Reinforced Reasoning for End-to-End Retrosynthetic Planning
This addresses a fundamental challenge in organic chemistry for chemists and AI researchers, offering a novel approach to improve planning coherence, though it builds incrementally on existing reasoning and reinforcement learning methods.
The paper tackled the combinatorial complexity of retrosynthetic planning in organic chemistry by introducing ReTriP, an end-to-end generative framework that reformulates it as a Chain-of-Thought reasoning task, achieving state-of-the-art performance on RetroBench with superior robustness in long-horizon planning.

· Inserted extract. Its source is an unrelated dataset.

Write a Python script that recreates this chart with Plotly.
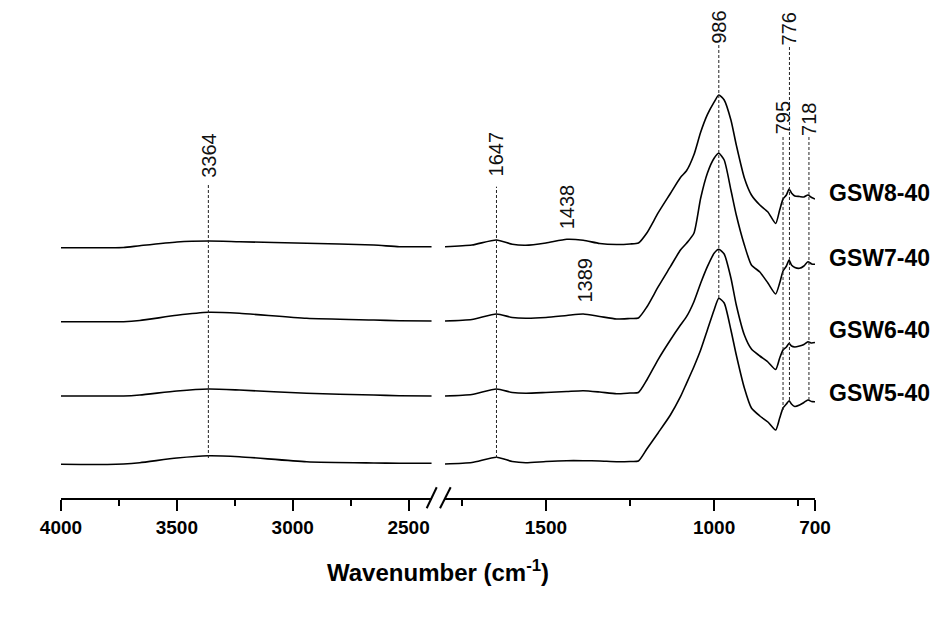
import plotly.graph_objects as go

# ---------------- data ----------------
# wavenumber (cm-1); the axis is broken between 2400 and 1800
wavenumber = [4000, 3800, 3730, 3660, 3500, 3364, 3230, 2940, 2650, 2540, 2400,
              1800, 1720, 1647, 1600, 1560, 1500, 1438, 1389, 1340, 1290, 1250, 1225,
              1200, 1166, 1130, 1100, 1082, 1060, 1040, 1020, 1000, 986, 970, 950,
              934, 910, 889, 864, 840, 817, 805, 795, 785, 777, 770, 760, 746, 733,
              721, 710, 700]

# stacked intensities (a.u., offsets included)
gsw8 = [250.3, 250.3, 250.5, 252.3, 256.0, 257.0, 256.3, 254.7, 253.0, 251.3, 251.3,
        251.3, 253.0, 258.0, 253.7, 252.7, 255.0, 258.7, 257.7, 254.5, 253.5, 254.0, 255.0,
        265.0, 285.3, 304.5, 320.5, 327.2, 343.2, 365.7, 383.3, 395.8, 403.0, 398.0, 378.0,
        353.0, 320.0, 303.0, 293.0, 286.0, 274.5, 288.0, 299.0, 303.0, 309.0, 305.0, 302.0, 301.5, 301.0,
        303.0, 300.5, 299.0]
gsw7 = [176.3, 176.3, 176.3, 177.5, 182.7, 185.7, 184.7, 179.7, 178.0, 177.3, 177.0,
        177.0, 178.5, 184.0, 180.5, 179.7, 180.5, 182.5, 184.0, 181.5, 179.0, 179.5, 180.0,
        191.0, 211.3, 231.3, 248.0, 254.7, 264.7, 299.7, 324.7, 339.7, 344.7, 338.0, 308.0,
        283.0, 253.0, 233.0, 226.0, 215.0, 204.0, 215.0, 227.0, 232.0, 238.0, 233.0, 230.5, 229.7, 232.0,
        236.3, 234.0, 233.7]
gsw6 = [102.0, 102.0, 102.0, 103.0, 107.0, 109.0, 108.0, 104.7, 103.0, 102.3, 102.0,
        102.0, 103.5, 109.0, 105.5, 104.7, 105.5, 106.5, 107.3, 106.0, 104.3, 105.0, 105.5,
        118.0, 138.7, 158.0, 173.0, 181.3, 196.3, 214.7, 231.3, 244.7, 248.7, 244.0, 220.0,
        193.0, 163.0, 149.0, 142.0, 136.0, 128.5, 140.0, 148.0, 151.0, 154.7, 152.0, 151.0, 152.0, 153.5,
        156.3, 155.0, 155.5]
gsw5 = [33.7, 33.5, 34.0, 35.3, 40.0, 42.3, 41.3, 36.3, 35.0, 34.7, 34.7,
        34.0, 35.5, 40.7, 36.5, 35.3, 36.5, 37.3, 37.3, 37.0, 36.3, 36.5, 37.0,
        49.0, 65.3, 83.0, 101.3, 114.7, 131.3, 148.0, 168.0, 188.0, 199.7, 195.0, 168.0,
        143.0, 110.0, 90.0, 82.0, 76.0, 68.0, 80.0, 90.0, 94.0, 97.3, 94.0, 91.5, 93.0, 95.5,
        98.0, 96.5, 96.3]

series_names = ["GSW8-40", "GSW7-40", "GSW6-40", "GSW5-40"]
series_values = [gsw8, gsw7, gsw6, gsw5]
label_levels = [305.3, 239.7, 168.0, 105.3]

# marked bands: label, position, label centre level, guide line top/bottom
peak_labels = ["3364", "1647", "1438", "1389", "986", "795", "776", "718"]
peak_pos = [3364, 1647, 1438, 1385, 986, 795, 776, 718]
peak_label_level = [342.5, 344.0, 291.5, 218.0, 471.0, 379.7, 469.0, 379.0]
guide_pos = [3364, 1647, 986, 795, 776, 718]
guide_top = [313.0, 311.3, 453.0, 361.0, 452.0, 361.0]
guide_bottom = [40.0, 40.0, 200.0, 88.0, 98.0, 98.0]

left_range = [4000, 2400]
right_range = [1800, 700]
left_ticks = [4000, 3500, 3000, 2500]
left_minor = [3750, 3250, 2750]
right_ticks = [1500, 1000, 700]
right_minor = [1750, 1250, 750]

# ---------------- figure ----------------
FONT = "Arial, 'Liberation Sans', sans-serif"
fig = go.Figure()

for name, vals in zip(series_names, series_values):
    lx = [w for w in wavenumber if w >= left_range[1]]
    ly = [v for w, v in zip(wavenumber, vals) if w >= left_range[1]]
    rx = [w for w in wavenumber if w <= right_range[0]]
    ry = [v for w, v in zip(wavenumber, vals) if w <= right_range[0]]
    fig.add_trace(go.Scatter(x=lx, y=ly, xaxis="x", yaxis="y", mode="lines",
                             line=dict(color="black", width=1.6, shape="spline", smoothing=0.6),
                             name=name, showlegend=False, hoverinfo="skip"))
    fig.add_trace(go.Scatter(x=rx, y=ry, xaxis="x2", yaxis="y", mode="lines",
                             line=dict(color="black", width=1.6, shape="spline", smoothing=0.6),
                             name=name, showlegend=False, hoverinfo="skip"))

shapes = []
for p, t, b in zip(guide_pos, guide_top, guide_bottom):
    xr = "x" if p >= left_range[1] else "x2"
    shapes.append(dict(type="line", xref=xr, yref="y", x0=p, x1=p, y0=b, y1=t,
                       line=dict(color="#222", width=1, dash="3px,2px")))

# axis break marks
for x0, x1 in [(0.485, 0.4983), (0.5027, 0.5168)]:
    shapes.append(dict(type="line", xref="paper", yref="paper", x0=x0, x1=x1,
                       y0=-0.0215, y1=0.0224, line=dict(color="black", width=2)))

annotations = []
for lab, p, lv in zip(peak_labels, peak_pos, peak_label_level):
    xr = "x" if p >= left_range[1] else "x2"
    annotations.append(dict(text=lab, x=p, y=lv, xref=xr, yref="y", showarrow=False,
                            textangle=-90, xanchor="center", yanchor="middle",
                            font=dict(family=FONT, size=20, color="#111")))

for name, lv in zip(series_names, label_levels):
    annotations.append(dict(text="<b>%s</b>" % name, x=1.0163, y=lv, xref="paper", yref="y",
                            showarrow=False, xanchor="left", yanchor="middle",
                            font=dict(family=FONT, size=23, color="black")))

annotations.append(dict(text="<b>Wavenumber (cm<sup>-1</sup>)</b>", x=0.5, y=-0.1527,
                        xref="paper", yref="paper", showarrow=False,
                        xanchor="center", yanchor="middle",
                        font=dict(family=FONT, size=24, color="black")))

axis_common = dict(showline=True, linecolor="black", linewidth=2, ticks="outside",
                   ticklen=11, tickwidth=2, tickcolor="black", showgrid=False,
                   zeroline=False, tickfont=dict(family=FONT, size=19, color="black"),
                   fixedrange=True)

fig.update_layout(
    width=947, height=627,
    margin=dict(l=61, r=132, t=20, b=129),
    paper_bgcolor="white", plot_bgcolor="white",
    xaxis=dict(domain=[0, 0.4917], range=left_range, tickmode="array",
               tickvals=left_ticks, ticktext=["<b>%d</b>" % t for t in left_ticks],
               minor=dict(tickmode="array", tickvals=left_minor, ticklen=6,
                          tickwidth=2, tickcolor="black", ticks="outside"),
               anchor="y", **axis_common),
    xaxis2=dict(domain=[0.5093, 1], range=right_range, tickmode="array",
                tickvals=right_ticks, ticktext=["<b>%d</b>" % t for t in right_ticks],
                minor=dict(tickmode="array", tickvals=right_minor, ticklen=6,
                           tickwidth=2, tickcolor="black", ticks="outside"),
                anchor="y", **axis_common),
    yaxis=dict(range=[0, 478], visible=False, fixedrange=True),
    shapes=shapes,
    annotations=annotations,
    showlegend=False,
)

fig.write_html("out.html")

Retrosynthetic planning is a fundamental task in organic chemistry, yet remains challenging due to its combinatorial complexity. To address this, conventional approaches typically rely on hybrid frameworks that combine single-step predictions with external search heuristics, inevitably fracturing the logical coherence between local molecular transformations and global planning objectives. To bridge this gap and embed sophisticated strategic foresight directly into the model's chemical reasoning, we introduce ReTriP, an end-to-end generative framework that reformulates retrosynthesis as a direct Chain-of-Thought reasoning task. We establish a path-coherent molecular representation and employ a progressive training curriculum that transitions from reasoning distillation to reinforcement learning with verifiable rewards, effectively aligning stepwise generation with practical route utility. Empirical evaluation on RetroBench demonstrates that ReTriP achieves state-of-the-art performance, exhibiting superior robustness in long-horizon planning compared to hybrid baselines.